Image: Image: Screenshot, 4TheWin Media / Chilliwack City Council candidate Amber Price, a small business owner, makes a point about affordable housing during Wednesday night’s candidate debate at the Cultural Centre.

“Affordable housing is a crisis,” said Price. “The growth that Chilliwack is experiencing is incredibly exciting in so many ways, but we are leaving vulnerable community members behind. We have seniors, people on fixed income, we have students, we have people on disability and lower income who can’t keep up with the rent. They’re making tough choices. I’ve heard from seniors who are choosing between paying the rent and buying their medication. To me this is unacceptable.”

She said rising rents are displacing people, and many Chilliwack residents are one paycheque away from being homeless.

“I have one friend who has been displaced from her home with her husband and four children nine times in the last 10 years as a renter,” Price said. “I think we need to close that gap of affordable, stable and plentiful rental housing in Chilliwack, and we need to do it quickly. There’s been a gap that inventory since the 1980s…when there was lots of rental housing. What was being built has changed. I also believe it’s important that we densify neighbourhoods that already have the infrastructure that we need in order for citizens to live great lives, where they don’t need cars, where they can tap into transit, and walk to grocery stores.”

Westeringh, a realtor who previously ran a small dairy and still runs a small business, defined housing affordability as both the price to buy a home and the price to rent because the two are linked.

“Three things that factor into affordable housing: supply, demand cost,” said Westeringh. “All things equal, the more demand we have, the higher the price. Because we’re such a desirable place, people will always migrate here and we’ll always have increased demand. Cost is a second factor, but labour rates, material costs and senior government requirements, [net-zero] step code, and regulations are continually increasing, driving up the cost of new construction. Cost is always going to rise.”

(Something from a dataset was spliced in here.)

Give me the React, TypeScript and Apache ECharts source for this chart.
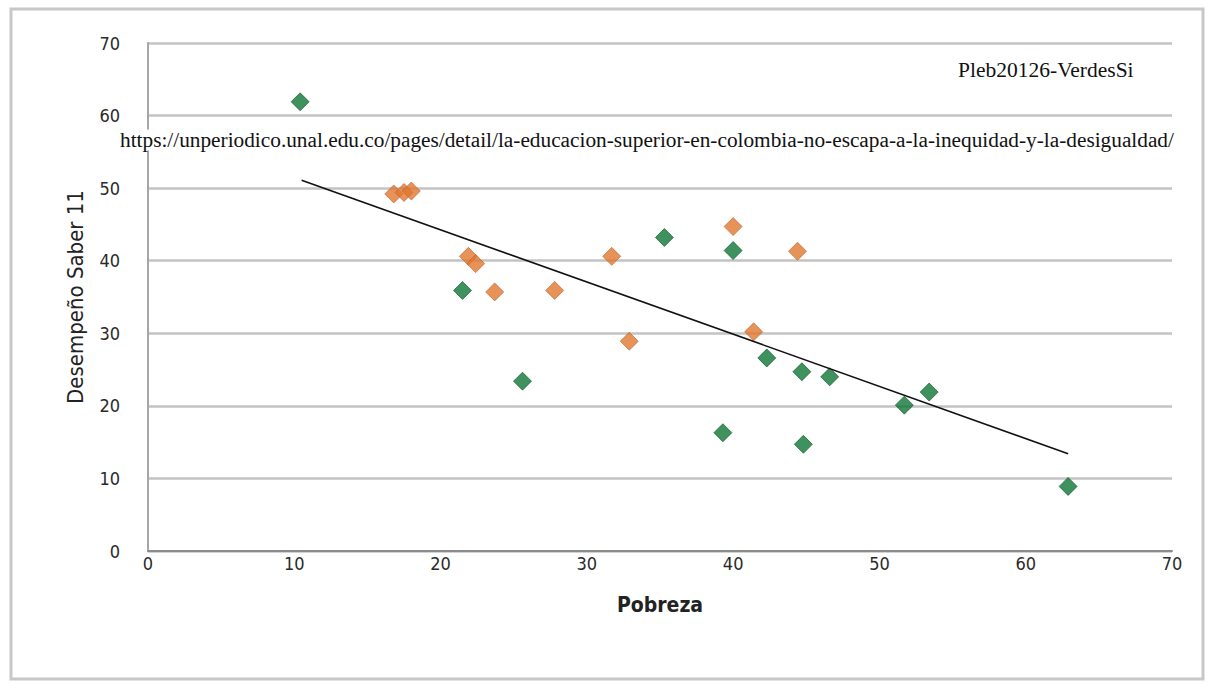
import React, { useEffect, useRef } from "react";
import * as echarts from "echarts";

const greenPoints: [number, number][] = [
  [10.4, 61.9],
  [21.5, 35.9],
  [25.6, 23.4],
  [35.3, 43.2],
  [39.3, 16.3],
  [40.0, 41.4],
  [42.3, 26.6],
  [44.7, 24.7],
  [44.8, 14.7],
  [46.6, 24.0],
  [51.7, 20.1],
  [53.4, 21.9],
  [62.9, 8.9],
];

const orangePoints: [number, number][] = [
  [16.8, 49.2],
  [17.5, 49.4],
  [18.0, 49.6],
  [21.9, 40.6],
  [22.4, 39.6],
  [23.7, 35.7],
  [27.8, 35.9],
  [31.7, 40.6],
  [32.9, 28.9],
  [40.0, 44.7],
  [41.4, 30.2],
  [44.4, 41.3],
];

const trendLine: [number, number][] = [
  [10.5, 51.1],
  [62.9, 13.4],
];

const xTicks = { min: 0, max: 70, interval: 10 };
const yTicks = { min: 0, max: 70, interval: 10 };

const xName = "Pobreza";
const yName = "Desempeño Saber 11";
const noteTitle = "Pleb20126-VerdesSi";
const noteUrl =
  "https://unperiodico.unal.edu.co/pages/detail/la-educacion-superior-en-colombia-no-escapa-a-la-inequidad-y-la-desigualdad/";

export default function App() {
  const ref = useRef<HTMLDivElement>(null);
  useEffect(() => {
    document.body.style.margin = "0";
    if (!ref.current) return;
    const chart = echarts.init(ref.current, undefined, { renderer: "svg" });
    const axisFont = "DejaVu Sans Condensed";
    chart.setOption({
      animation: false,
      backgroundColor: "#ffffff",
      grid: { left: 148, right: 41, top: 43, bottom: 133, containLabel: false },
      xAxis: {
        type: "value",
        min: xTicks.min,
        max: xTicks.max,
        interval: xTicks.interval,
        name: xName,
        nameLocation: "middle",
        nameGap: 43,
        nameTextStyle: { fontFamily: axisFont, fontWeight: "bold", fontSize: 21, color: "#222" },
        axisLine: { show: true, onZero: false, lineStyle: { color: "#8c8c8c", width: 2 } },
        axisTick: { show: false },
        splitLine: { show: false },
        axisLabel: { fontFamily: axisFont, fontSize: 18, color: "#2a2a2a", margin: 3 },
      },
      yAxis: {
        type: "value",
        min: yTicks.min,
        max: yTicks.max,
        interval: yTicks.interval,
        name: yName,
        nameLocation: "middle",
        nameGap: 62,
        nameTextStyle: { fontFamily: axisFont, fontSize: 22, color: "#222" },
        axisLine: { show: true, lineStyle: { color: "#a6a6a6", width: 2 } },
        axisTick: { show: false },
        splitLine: { show: true, lineStyle: { color: "#c3c3c3", width: 2.5 } },
        axisLabel: { fontFamily: axisFont, fontSize: 18, color: "#2a2a2a", margin: 28 },
      },
      series: [
        {
          name: "trend",
          type: "line",
          data: trendLine,
          showSymbol: false,
          symbol: "none",
          lineStyle: { color: "#111", width: 1.6 },
          z: 3,
        },
        {
          name: "orange",
          type: "scatter",
          data: orangePoints,
          symbol: "diamond",
          symbolSize: [18, 18],
          itemStyle: { color: "#e0772f", borderColor: "#b8652e", borderWidth: 0.8 },
          z: 2,
        },
        {
          name: "green",
          type: "scatter",
          data: greenPoints,
          symbol: "diamond",
          symbolSize: [18, 18],
          itemStyle: { color: "#0f7535", borderColor: "#0b5527", borderWidth: 0.8 },
          z: 2,
        },
      ],
      graphic: [
        {
          type: "rect",
          shape: { x: 11, y: 9, width: 1192, height: 670 },
          style: { fill: "none", stroke: "#c8c8c8", lineWidth: 3 },
          z: 0,
        },
        {
          type: "text",
          x: 958,
          y: 70,
          style: {
            text: noteTitle,
            font: "21.5px 'Liberation Serif'",
            fill: "#111",
            verticalAlign: "middle",
          },
          z: 10,
        },
        {
          type: "text",
          x: 120,
          y: 140,
          style: {
            text: noteUrl,
            font: "21.3px 'Liberation Serif'",
            fill: "#111",
            verticalAlign: "middle",
            backgroundColor: "#ffffff",
          },
          z: 10,
        },
      ],
    });
    return () => chart.dispose();
  }, []);
  return <div ref={ref} style={{ width: 1213, height: 684 }} />;
}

Westeringh said the City of Chilliwack does have some influence on supply despite rising costs and increased demand.

Image: Screenshot, 4TheWin Media / Chilliwack City Council candidate Harv Westeringh makes a point about affordable housing during Wednesday night’s candidate debate at the Cultural Centre.

“And here, the City does have some influence,” Westeringh said. “Again, all things being equal, the more supply, the lower the price. Competing for the same number of buyers means the price comes down. Less price means less profit, and less profit means less demand for raw land; less demand for raw demand means less price. Eventually everything shuffles down.”

Westeringh said housing prices peaked in February 2022 but have since dropped 15 per cent.

“Prices will continue to drop as more supply hits the market,” he said. “The challenge is to get more supply on a fixed land base like we have. The only way to increase supply with a fixed land base is to densify. Densify urban corridors like Yale Road, Vedder Road and Broadway and service those with frequent public transit. The one public transit that we have right now is every 20 minutes on the Vedder corridor and we’ve implemented bylaws in place where we really densify along those corridors if they’re 400 metres away from a frequent bus stop. The solution to increasing housing affordability is to densify.”